Question

\( \int \frac{2\sin x - 3\cos x}{4\cos x - 3\sin x} dx = \)

• A. \( \frac{1}{25}[17\log|4\cos x-3\sin x|-6x]+c \)
• B. \( \frac{1}{25}[x-18\log|4\cos x-3\sin x|]+c \)
• C. \( \frac{1}{25}[\log|4\cos x-3\sin x|-18x]+c \)
• D. \( \frac{1}{25}[17x-6\log|4\cos x-3\sin x|]+c \)

Hint:

Solve the system of linear equations carefully. \( A \) is the coefficient of the linear term \( x \), and \( B \) is the coefficient of the logarithmic term.

Answer 1

The Correct Option is C

Step 1: Understanding the Concept:

To integrate a rational trigonometric function of the form \( \frac{a \sin x + b \cos x}{c \sin x + d \cos x} \), we express the numerator as a linear combination of the denominator and its derivative.
Step 2: Key Formula or Approach:

Write \( \text{Numerator} = A(\text{Denominator}) + B(\frac{d}{dx}\text{Denominator}) \). Then \( \int \frac{Nr}{Dr} dx = \int (A + B \frac{Dr'}{Dr}) dx = Ax + B \ln|Dr| + C \).
Step 3: Detailed Explanation:

Let \( 2\sin x - 3\cos x = A(4\cos x - 3\sin x) + B(-4\sin x - 3\cos x) \). Equate coefficients of \( \sin x \) and \( \cos x \): For \( \sin x \): \( 2 = -3A - 4B \) \quad ...(i) For \( \cos x \): \( -3 = 4A - 3B \) \quad ...(ii) Multiply (i) by 4 and (ii) by 3: \( 8 = -12A - 16B \) \( -9 = 12A - 9B \) Add them: \( -1 = -25B \implies B = \frac{1}{25} \).
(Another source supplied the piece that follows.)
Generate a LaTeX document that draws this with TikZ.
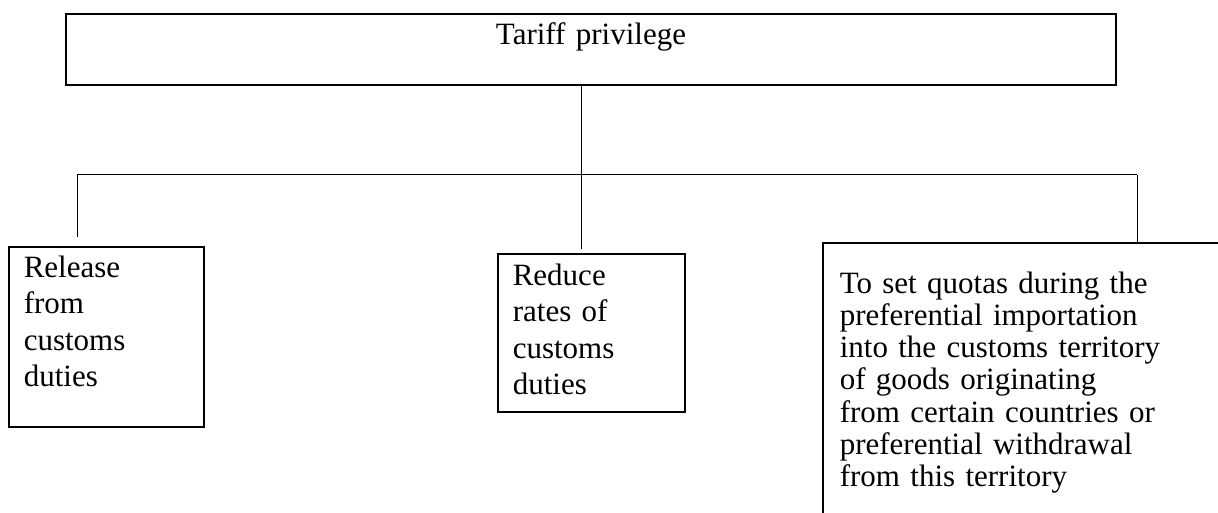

Substitute \( B \) into (i): \( 2 = -3A - 4(1/25) \) \( 2 + \frac{4}{25} = -3A \) \( \frac{54}{25} = -3A \implies A = -\frac{18}{25} \). The integral becomes: \[ \int \left( -\frac{18}{25} + \frac{1}{25} \frac{Dr'}{Dr} \right) dx \] \[ = -\frac{18}{25}x + \frac{1}{25} \ln|4\cos x - 3\sin x| + c \] \[ = \frac{1}{25} \left[ \ln|4\cos x - 3\sin x| - 18x \right] + c \]
Step 4: Final Answer:

Matches Option (C).